Coburn makes a number of quite glaring mistakes of fact. For example:
This is the reverse of the illogical ad hominem argument. An ad hominem argument is one that follows this supposition: If “Jim” thought of the idea, it is a bad one, because Jim is “bad”. Here, if Bernard Schwartz thinks it is a good idea, it must be, because Bernard is “good”. — p 66
No. An ad hominem is a direct attack on the arguer without relevance to the argument 11. Update: Though see the comments thread for argument on whether I got this right [↩]. What he described is the fallacy of ad verecundiam — argument from authority.
And this historical howler:
… even as Apple’s destiny appeared locked into third-tier status and Microsoft was bailing them out. — p 60
Microsoft never did any such thing. They bought $150 million of non-voting Apple shares in 1997 as part of a complex deal including undertakings from Apple about default software, patent cases in dispute and the like. At the time Apple had billions in cash and a larger market capitalisation than McDonalds.
Some failures he simply misdiagnoses. For example, he talks about the death of the Alpha chip family. This chip family was, for quite some time, easily the fastest in the world, by a generous margin.
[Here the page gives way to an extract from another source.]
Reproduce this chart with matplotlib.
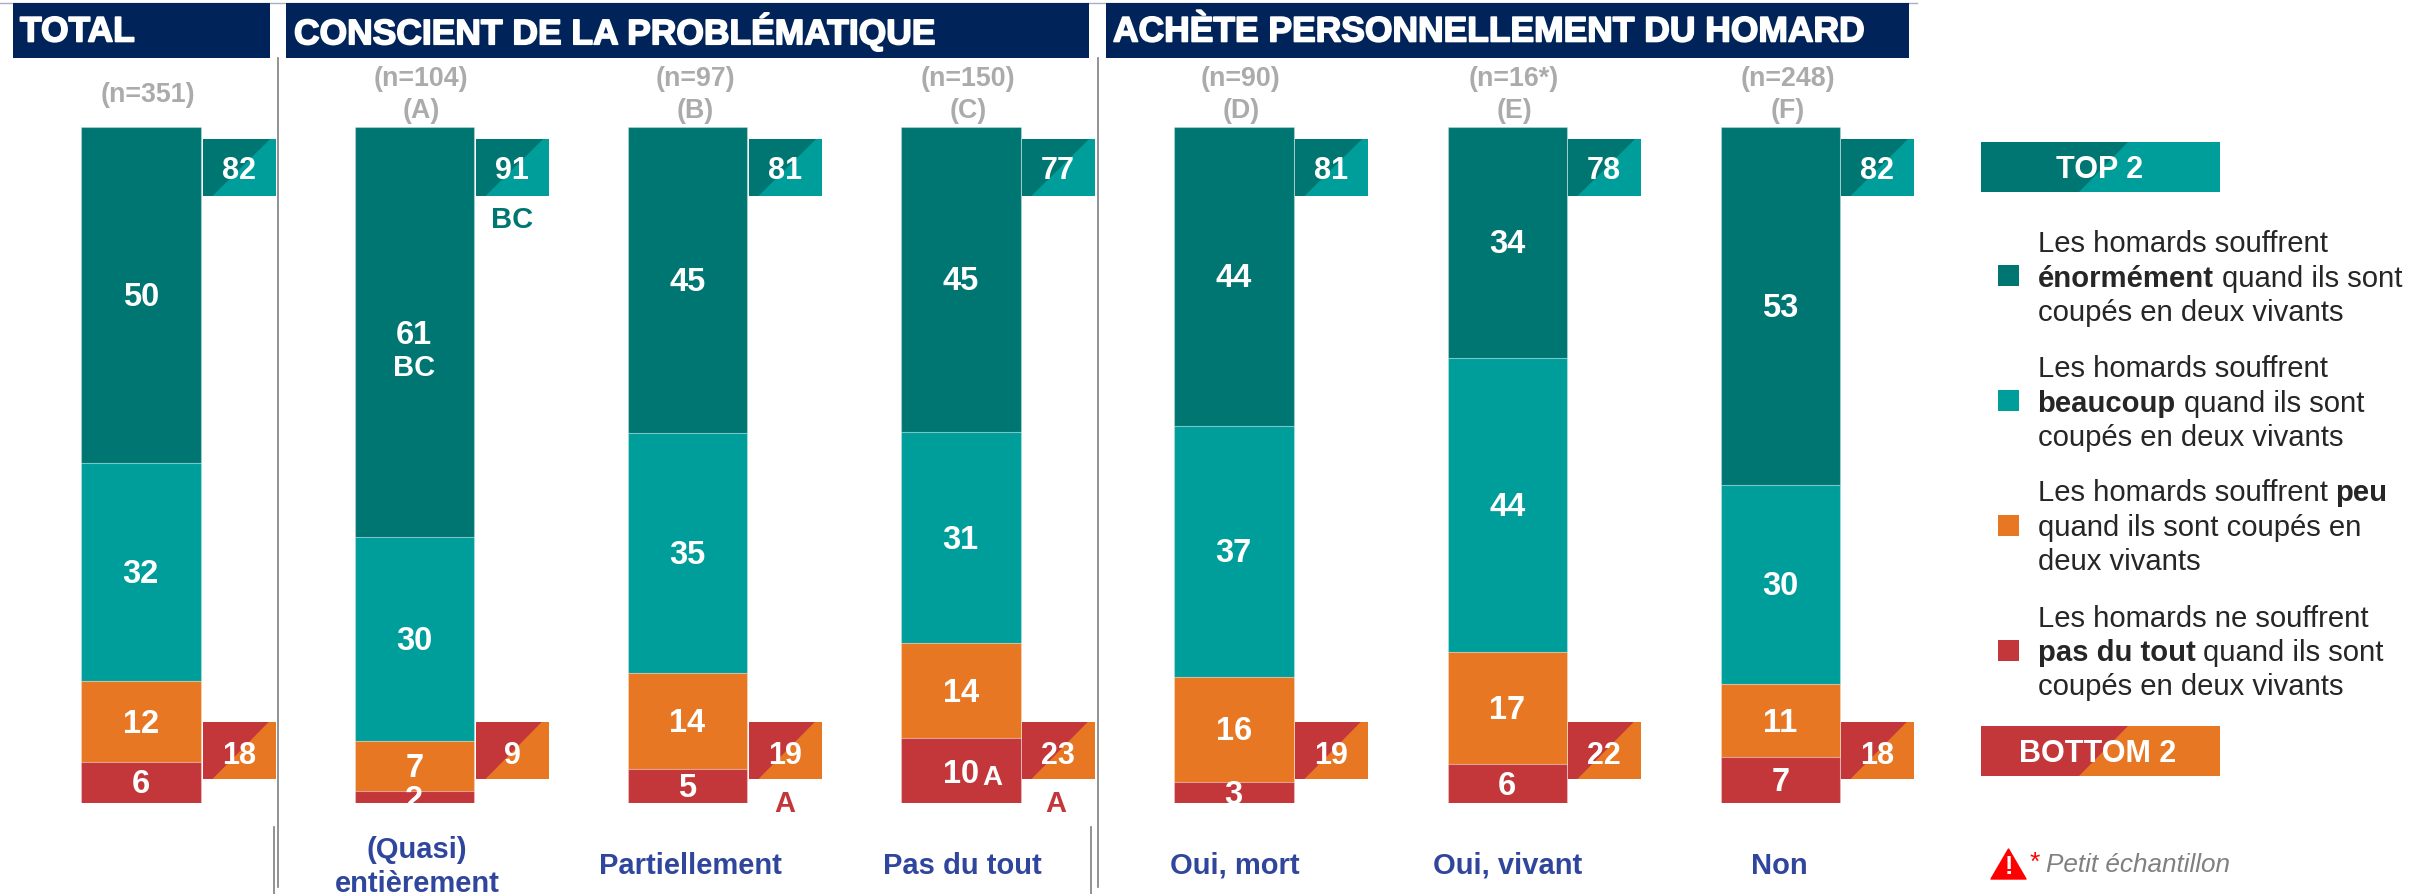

He argues that the Alpha failed because the cost of adoption was too high and the advantages too few. In fact Compaq killed the Alpha because Carly Fiorina decided that doing the same thing as everybody else (Windows on Intel) was a swell strategy for improving profit margins. Or rather, the Alpha was killed by an Intel press release about the Itanium, which has never performed very well.
Here’s one of my favourite quotes, though:
The technology community fell hard for the concept of electronic business-to-business exchanges … –p 99
What? Technologists (who are the poor, misguided fools of the entire book) find nothing more tedious than “enterprise” software. Really. It’s the next worst thing to being an accountant, without the well-trod pathway into upper management and board sinecure. B2B was a buzzword invented by people like Coburn to convince other people like Coburn to invest money in companies run by people like Coburn to sell expensive rubbish to other companies — also run by people like Coburn. Somewhere along the way, a journalist-analyst type like Coburn churns out a dozen articles on the new-new thing. Technologists are, if anything, making jokes about the latest buzzword for the whole period.
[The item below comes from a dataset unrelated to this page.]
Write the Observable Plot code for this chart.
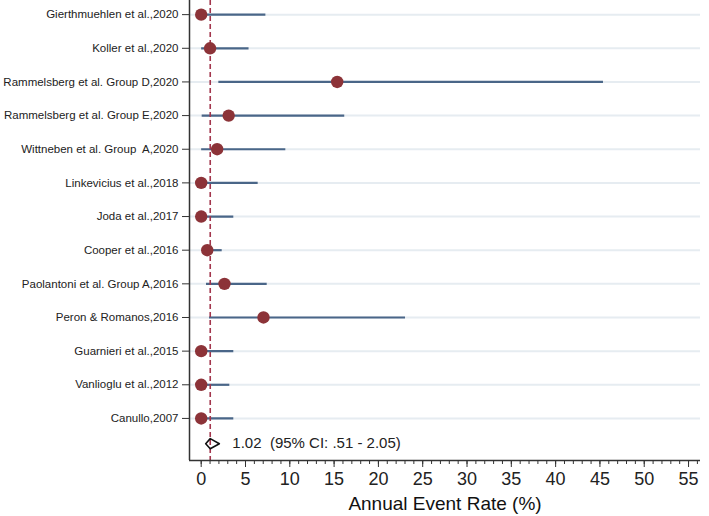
<!DOCTYPE html>
<html>
<head>
<meta charset="utf-8">
<script src="https://cdn.jsdelivr.net/npm/d3@7"></script>
<script src="https://cdn.jsdelivr.net/npm/@observablehq/plot@0.6"></script>
<style>
  html, body { margin: 0; padding: 0; background: #fff; }
  #chart svg { display: block; }
</style>
</head>
<body>
<div id="chart"></div>
<script>
const studies = [
  "Gierthmuehlen et al.,2020",
  "Koller et al.,2020",
  "Rammelsberg et al. Group D,2020",
  "Rammelsberg et al. Group E,2020",
  "Wittneben et al. Group  A,2020",
  "Linkevicius et al.,2018",
  "Joda et al.,2017",
  "Cooper et al.,2016",
  "Paolantoni et al. Group A,2016",
  "Peron & Romanos,2016",
  "Guarnieri et al.,2015",
  "Vanlioglu et al.,2012",
  "Canullo,2007"
];
const rates = [0, 1.0, 15.35, 3.1, 1.8, 0, 0, 0.68, 2.63, 7.03, 0, 0, 0];
const lower = [0, 0.05, 1.99, 0.11, 0.05, 0, 0, 0.15, 0.6, 0.94, 0, 0, 0];
const upper = [7.3, 5.4, 45.4, 16.2, 9.55, 6.43, 3.68, 2.37, 7.45, 23.06, 3.68, 3.23, 3.68];

const pooled = {est: 1.02, lo: 0.51, hi: 2.05, label: "1.02  (95% CI: .51 - 2.05)"};
const xTicks = d3.range(0, 56, 5);
const xMinor = d3.range(0, 57, 1);

const rows = studies.map((s, i) => ({study: s, row: i + 1, rate: rates[i], lo: lower[i], hi: upper[i]}));
const pooledRow = 13.75;
const xDomain = [-1.32, 56.35];
const yDomain = [0.58, 14.25];
const dh = 0.15;
const diamond = [
  {x: pooled.lo, y: pooledRow},
  {x: pooled.est, y: pooledRow - dh},
  {x: pooled.hi, y: pooledRow},
  {x: pooled.est, y: pooledRow + dh},
  {x: pooled.lo, y: pooledRow}
];

const chart = Plot.plot({
  width: 709,
  height: 516,
  marginLeft: 189,
  marginRight: 9,
  marginTop: 0,
  marginBottom: 56,
  style: {fontFamily: "'Liberation Sans', Arial, Helvetica, sans-serif", color: "#222", background: "#fff"},
  x: {domain: xDomain},
  y: {domain: yDomain, reverse: true},
  marks: [
    Plot.ruleY(rows, {y: "row", x1: xDomain[0], x2: xDomain[1], stroke: "#e6ecf1", strokeWidth: 2}),
    Plot.ruleY(rows, {y: "row", x1: "lo", x2: "hi", stroke: "#4a6688", strokeWidth: 2.2}),
    Plot.ruleX([pooled.est], {y1: yDomain[0], y2: yDomain[1], stroke: "#a3364d", strokeWidth: 1.6, strokeDasharray: "5,3"}),
    Plot.dot(rows, {x: "rate", y: "row", r: 6.2, fill: "#8c3338", stroke: "none"}),
    Plot.line(diamond, {x: "x", y: "y", stroke: "#111", strokeWidth: 1.6, fill: "none"}),
    Plot.text([pooled], {x: "hi", y: () => pooledRow, text: "label", textAnchor: "start", dx: 13, fontSize: 15, fill: "#222"}),
    Plot.ruleX([xDomain[0]], {y1: yDomain[0], y2: yDomain[1], stroke: "#333", strokeWidth: 1.5}),
    Plot.ruleY([yDomain[1]], {x1: xDomain[0], x2: xDomain[1], stroke: "#333", strokeWidth: 1.5}),
    Plot.axisY({ticks: rows.map(d => d.row), tickFormat: i => studies[i - 1], tickSize: 7, tickPadding: 4, fontSize: 11.5, stroke: "#333"}),
    Plot.axisX({ticks: xMinor, tickSize: 4, tickFormat: () => "", stroke: "#333", label: null}),
    Plot.axisX({ticks: xTicks, tickSize: 7, tickPadding: 5, fontSize: 18, stroke: "#333", label: null}),
    Plot.text(["Annual Event Rate (%)"], {frameAnchor: "bottom", dy: 49, fontSize: 19, fill: "#111"})
  ]
});
document.getElementById("chart").appendChild(chart);
</script>
</body>
</html>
Speaking of Coburn and the Technologists
Coburn really does have a bone to pick with we nerds — we ‘Technologists’. He talks about us finding technology easy; and he’s right. He says technologists often favour features over simplicity; and he’s right. But he also arrogantly talks about Earthlings through the whole thing, as if technologists were aliens. And, unsurprisingly, completely misses the point of Clarke’s Third Law of Technology.
It transpires that Coburn has an MBA from Harvard rival Wharton. Or, more accurately, he is an MBA from Wharton — business schools seem to indoctrinate, not teach — since he accepts any fuzzy idiocy and feelgood pseudoscientific quote but still considers himself to be a hard-headed businessman. Unlike those pesky alien technologists.
What is the damn change function, anyhow?
Here, let me save you $6.
Coburn says that a new technology or product solves a ‘crisis’ — out here in orbit around the Earth we technologists call it ‘fulfilling a requirement’. And a new technology has a perceived pain of adoption. We call it ‘cost’. If the benefit outweighs the cost, then the technology succeeds.
ie, if the expected benefit outweighs the cost for most users, it will succeed.
Amazing! Earth-shattering! Orbit-shaking! Someone resurrect Adam Smith and make him cry. So unexpected!
I mean there’s a bit of a fluff, but that’s really the whole show.
I bought this book hoping for a more rigorous, systematic treatment. I knew the basic thesis, it’s mentioned in reviews and on Amazon. But I expected some sort of checklist, or table of issues, or perhaps some hard quantitative research. Maybe some stuff on psychological biases or somesuch. Such a list or framework would be extremely handy for people developing new technologies, or those who have a technology they’d like to bring to market. But you won’t find it in Coburn’s book in any useful form. Or much else of any value, for that matter.
Save your $6. Buy a sandwich and a milkshake instead.